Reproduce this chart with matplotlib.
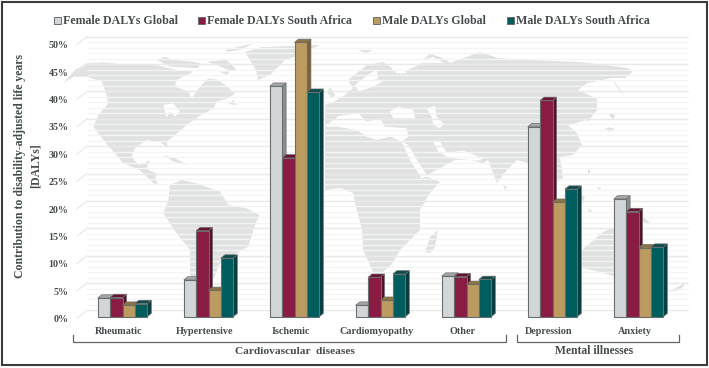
import matplotlib
matplotlib.use("Agg")
import matplotlib.pyplot as plt
from matplotlib.patches import Polygon, Rectangle
from matplotlib.transforms import Affine2D

W, H = 709, 368
categories = ["Rheumatic", "Hypertensive", "Ischemic", "Cardiomyopathy", "Other", "Depression", "Anxiety"]
female_global = [3.4, 6.7, 42.1, 2.1, 7.4, 34.7, 21.5]
female_sa = [3.5, 15.7, 29.0, 7.2, 7.3, 39.5, 19.2]
male_global = [2.1, 4.8, 50.1, 3.0, 5.9, 20.9, 12.6]
male_sa = [2.4, 10.7, 41.0, 7.8, 6.8, 23.3, 12.7]
series_names = ["Female DALYs Global", "Female DALYs South Africa", "Male DALYs Global", "Male DALYs South Africa"]
y_ticks = list(range(0, 55, 5))

series = [female_global, female_sa, male_global, male_sa]
front = ["#d2d6d9", "#8a1c44", "#bb9b60", "#005d5e"]
side = ["#8b8e90", "#560d2a", "#7d6238", "#063d41"]
top = ["#a6a9aa", "#6a1233", "#8f7340", "#0b4a4d"]
edge = "#6a6d6e"
text_c = "#454b4c"
serif = "Liberation Serif"

PX_X, PX_Y = 86.0, 5.474
X0, Y0 = 122.5, 316.7
fig = plt.figure(figsize=(W / 100, H / 100), dpi=100, facecolor="white")
ax = fig.add_axes([0, 0, 1, 1])
ax.set_xlim(-X0 / PX_X, (W - X0) / PX_X)
ax.set_ylim((Y0 - H) / PX_Y, Y0 / PX_Y)
ax.axis("off")
px = Affine2D().scale(1, -1).translate(0, H)  # decoration placed in picture pixels


def land(points, color="#e0e1e1", z=1):
    ax.add_patch(Polygon(points, closed=True, fc=color, ec="none", transform=px, zorder=z))


def zoomed(ox, oy, pts):
    return [(ox + a / 3, oy + b / 3) for a, b in pts]


# ---- background world map (decoration) ----
north_america = zoomed(60, 30, [(10, 160), (45, 120), (80, 100), (130, 97), (200, 105), (290, 105), (340, 118), (400, 125),
    (350, 150), (345, 170), (385, 185), (395, 205), (420, 170), (445, 145), (475, 150), (495, 165), (525, 190),
    (505, 205), (470, 215), (460, 235), (415, 260), (380, 285), (340, 320), (320, 335), (325, 355), (300, 335),
    (260, 330), (225, 355), (215, 380), (235, 405), (270, 395), (255, 415), (290, 430), (285, 452), (240, 420),
    (190, 400), (160, 365), (130, 330), (100, 290), (115, 255), (145, 220), (135, 180), (125, 155), (80, 140), (40, 140)])
land(north_america)
for isle in ([(290, 90), (315, 80), (340, 90), (400, 95), (420, 100), (415, 115), (330, 110)],
             [(440, 95), (500, 90), (530, 120), (505, 120), (470, 105)],
             [(480, 125), (510, 125), (500, 135)],
             [(495, 60), (580, 40), (540, 60), (505, 65)],
             [(310, 375), (345, 385), (385, 405), (340, 395)],
             [(505, 222), (520, 210), (530, 225)]):
    land(zoomed(60, 30, isle))
land(zoomed(60, 30, [(310, 225), (340, 220), (360, 245), (345, 260), (330, 245), (320, 262), (315, 245)]), "white")
land([(245, 52), (262, 47), (320, 45), (300, 55), (285, 60), (270, 75), (258, 80), (256, 70), (250, 60)])
land(zoomed(140, 150, [(0, 45), (30, 30), (20, 55), (45, 85), (55, 105), (40, 100), (10, 70), (0, 60)]))
land(zoomed(140, 150, [(90, 105), (125, 90), (170, 100), (240, 125), (265, 165), (320, 175), (358, 195), (340, 240),
    (325, 290), (280, 315), (240, 340), (215, 400), (190, 470), (165, 440), (150, 370), (150, 300), (110, 250), (70, 190), (85, 150)]))
eurasia = [(348, 80), (367, 65), (383, 62), (392, 68), (403, 72), (423, 63), (450, 63), (480, 52), (498, 58), (530, 60),
    (580, 62), (628, 68), (633, 72), (625, 78), (612, 78), (603, 80), (590, 83), (578, 90), (597, 98), (597, 110),
    (587, 123), (568, 125), (577, 133), (582, 145), (573, 155), (560, 157), (563, 178), (557, 182), (552, 165), (535, 165),
    (517, 160), (507, 170), (497, 183), (488, 160), (483, 163), (470, 160), (455, 160), (427, 175), (405, 145), (405, 128),
    (325, 128), (325, 105), (333, 102), (345, 95), (353, 88)]
land(eurasia)
land([(325, 128), (345, 118), (405, 130), (410, 160), (423, 175), (440, 182), (430, 193), (420, 210), (420, 230),
    (400, 250), (393, 263), (383, 272), (373, 272), (363, 250), (362, 230), (355, 203), (353, 193), (340, 188), (325, 190)])
land([(582, 250), (603, 232), (613, 228), (625, 235), (640, 245), (655, 250), (660, 270), (640, 285), (610, 275), (600, 272), (582, 268)])
land([(640, 215), (652, 224), (645, 224)])
land([(425, 252), (430, 237), (438, 230), (435, 247), (430, 253)])
land([(668, 292), (687, 282), (680, 290)])
for isle in ([(330, 87), (335, 95), (332, 98), (327, 93)], [(358, 50), (373, 50), (366, 53)],
             [(422, 60), (430, 54), (443, 58), (455, 66), (450, 66), (433, 57)], [(613, 80), (625, 97), (617, 87)],
             [(608, 113), (615, 115), (613, 120)], [(608, 127), (615, 130), (608, 132)], [(503, 185), (507, 187), (505, 190)],
             [(588, 167), (591, 173), (588, 173)], [(597, 187), (602, 188), (599, 190)], [(580, 192), (585, 197), (582, 203)],
             [(588, 208), (593, 212), (589, 212)]):
    land(isle)
for sea in ([(165, 290), (205, 258), (265, 250), (290, 275), (330, 265), (345, 290), (410, 295), (415, 320), (395, 335), (360, 320),
             (320, 330), (290, 320), (260, 300), (200, 290)],
            [(360, 245), (385, 230), (430, 240), (435, 265), (370, 265)],
            [(470, 235), (495, 228), (500, 260), (520, 280), (510, 295), (490, 285), (485, 260)],
            [(255, 165), (300, 130), (320, 120), (325, 145), (300, 155), (345, 150), (310, 170), (265, 185)],
            [(490, 335), (510, 335), (530, 368), (580, 362), (640, 385), (625, 392), (540, 385), (505, 365)],
            [(395, 335), (415, 345), (470, 440), (455, 445), (420, 390)],
            [(365, 115), (400, 110), (410, 130), (380, 130)]):
    land(zoomed(270, 30, sea), "white")
land(zoomed(480, 30, [(265, 285), (320, 270), (340, 290), (365, 300), (350, 310), (310, 305)]), "white")
land(zoomed(480, 30, [(295, 180), (320, 160), (370, 150), (395, 145), (400, 175), (430, 205), (400, 190), (350, 205)]), "white")
land(zoomed(480, 30, [(400, 150), (435, 200), (410, 170)]), z=1.1)
land(zoomed(480, 30, [(385, 250), (405, 255), (400, 270)]), z=1.1)
land(zoomed(480, 30, [(375, 295), (405, 295), (385, 305)]), z=1.1)

# ---- grid ----
back_dx, back_dy = 10 / PX_X, 6.3 / PX_Y
xl = (87 - X0) / PX_X
xr = (688 - X0) / PX_X
for v in range(0, 51):
    ax.plot([xl, xr], [v + back_dy] * 2, color="#f4f4f4", lw=0.95, zorder=2, solid_capstyle="butt")
for v in y_ticks:
    ax.plot([xl, xr], [v + back_dy] * 2, color="#e9e9e9", lw=1.0, zorder=2.1, solid_capstyle="butt")
    ax.plot([xl - back_dx, xl], [v - 1.5 / PX_Y, v + back_dy], color="#e9e9e9", lw=0.9, zorder=2.1)
    ax.annotate(f"{v}%", (xl - back_dx, v), xytext=(-6, -2.8 * 0.72), textcoords="offset points", ha="right", va="center",
                family=serif, weight="bold", fontsize=7.2, color=text_c, zorder=6)

# ---- bars ----
bw = 12.4 / PX_X
dx, dy = 4.0 / PX_X, 3.3 / PX_Y
z = 3
for i in range(len(categories)):
    for s, vals in enumerate(series):
        v = vals[i]
        x0 = i + (s - 2) * bw
        x1 = x0 + bw
        ax.add_patch(Polygon([(x1, 0), (x1 + dx, dy), (x1 + dx, v + dy), (x1, v)], fc=side[s], ec=edge, lw=0.5, zorder=z))
        ax.add_patch(Polygon([(x0, v), (x0 + dx, v + dy), (x1 + dx, v + dy), (x1, v)], fc=top[s], ec=edge, lw=0.5, zorder=z))
        ax.bar(x0, v, width=bw, align="edge", color=front[s], edgecolor=edge, linewidth=0.8, zorder=z + 0.01)
        z += 0.02

# ---- category labels ----
for i, c in enumerate(categories):
    ax.annotate(c, (i, 0), xytext=(-3.5 * 0.72, -14.5 * 0.72), textcoords="offset points", ha="center", va="center",
                family=serif, weight="bold", fontsize=7.25, color=text_c)

# ---- brackets ----
for a, b in ((73, 506), (517, 679)):
    ax.plot([a, a, b, b], [335, 341.5, 341.5, 335], color="#60666a", lw=0.9, transform=px, zorder=5)
ax.text(294.5, 351, "Cardiovascular  diseases", transform=px, ha="center", va="center", family=serif, weight="bold",
        fontsize=8.2, color=text_c)
ax.text(594.5, 351, "Mental illnesses", transform=px, ha="center", va="center", family=serif, weight="bold",
        fontsize=8.4, color=text_c)

# ---- y label ----
ax.text(20, 165.5, "Contribution to disability-adjusted life years", transform=px, rotation=90, ha="center", va="center",
        family=serif, weight="bold", fontsize=8.5, color=text_c)
ax.text(35.5, 166, "[DALYs]", transform=px, rotation=90, ha="center", va="center", family=serif, weight="bold",
        fontsize=8.5, color=text_c)

# ---- legend ----
for s, (name, sq) in enumerate(zip(series_names, (54, 198, 373, 507))):
    ax.add_patch(Rectangle((sq, 17), 6.5, 6.5, transform=px, fc=front[s], ec=edge, lw=0.7, zorder=6))
    ax.text(sq + 9, 20.5, name, transform=px, ha="left", va="center", family=serif, weight="bold", fontsize=8.55,
            color=text_c)

# ---- frame ----
ax.add_patch(Rectangle((1.5, 1.5), 705, 363.5, transform=px, fc="none", ec="#3a3d3e", lw=1.5, zorder=8, clip_on=False))

fig.savefig("out.png", dpi=100, facecolor="white")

○ ○ ○ ○ ○

Problem statement -> Write out exactly the opening lines of the data, stopping after the line that holds "return [(ox +". Exclude pictures.

Correct output ->
Reproduce this chart with matplotlib.
import matplotlib
matplotlib.use("Agg")
import matplotlib.pyplot as plt
from matplotlib.patches import Polygon, Rectangle
from matplotlib.transforms import Affine2D

W, H = 709, 368
categories = ["Rheumatic", "Hypertensive", "Ischemic", "Cardiomyopathy", "Other", "Depression", "Anxiety"]
female_global = [3.4, 6.7, 42.1, 2.1, 7.4, 34.7, 21.5]
female_sa = [3.5, 15.7, 29.0, 7.2, 7.3, 39.5, 19.2]
male_global = [2.1, 4.8, 50.1, 3.0, 5.9, 20.9, 12.6]
male_sa = [2.4, 10.7, 41.0, 7.8, 6.8, 23.3, 12.7]
series_names = ["Female DALYs Global", "Female DALYs South Africa", "Male DALYs Global", "Male DALYs South Africa"]
y_ticks = list(range(0, 55, 5))

series = [female_global, female_sa, male_global, male_sa]
front = ["#d2d6d9", "#8a1c44", "#bb9b60", "#005d5e"]
side = ["#8b8e90", "#560d2a", "#7d6238", "#063d41"]
top = ["#a6a9aa", "#6a1233", "#8f7340", "#0b4a4d"]
edge = "#6a6d6e"
text_c = "#454b4c"
serif = "Liberation Serif"

PX_X, PX_Y = 86.0, 5.474
X0, Y0 = 122.5, 316.7
fig = plt.figure(figsize=(W / 100, H / 100), dpi=100, facecolor="white")
ax = fig.add_axes([0, 0, 1, 1])
ax.set_xlim(-X0 / PX_X, (W - X0) / PX_X)
ax.set_ylim((Y0 - H) / PX_Y, Y0 / PX_Y)
ax.axis("off")
px = Affine2D().scale(1, -1).translate(0, H)  # decoration placed in picture pixels


def land(points, color="#e0e1e1", z=1):
    ax.add_patch(Polygon(points, closed=True, fc=color, ec="none", transform=px, zorder=z))


def zoomed(ox, oy, pts):
    return [(ox + a / 3, oy + b / 3) for a, b in pts]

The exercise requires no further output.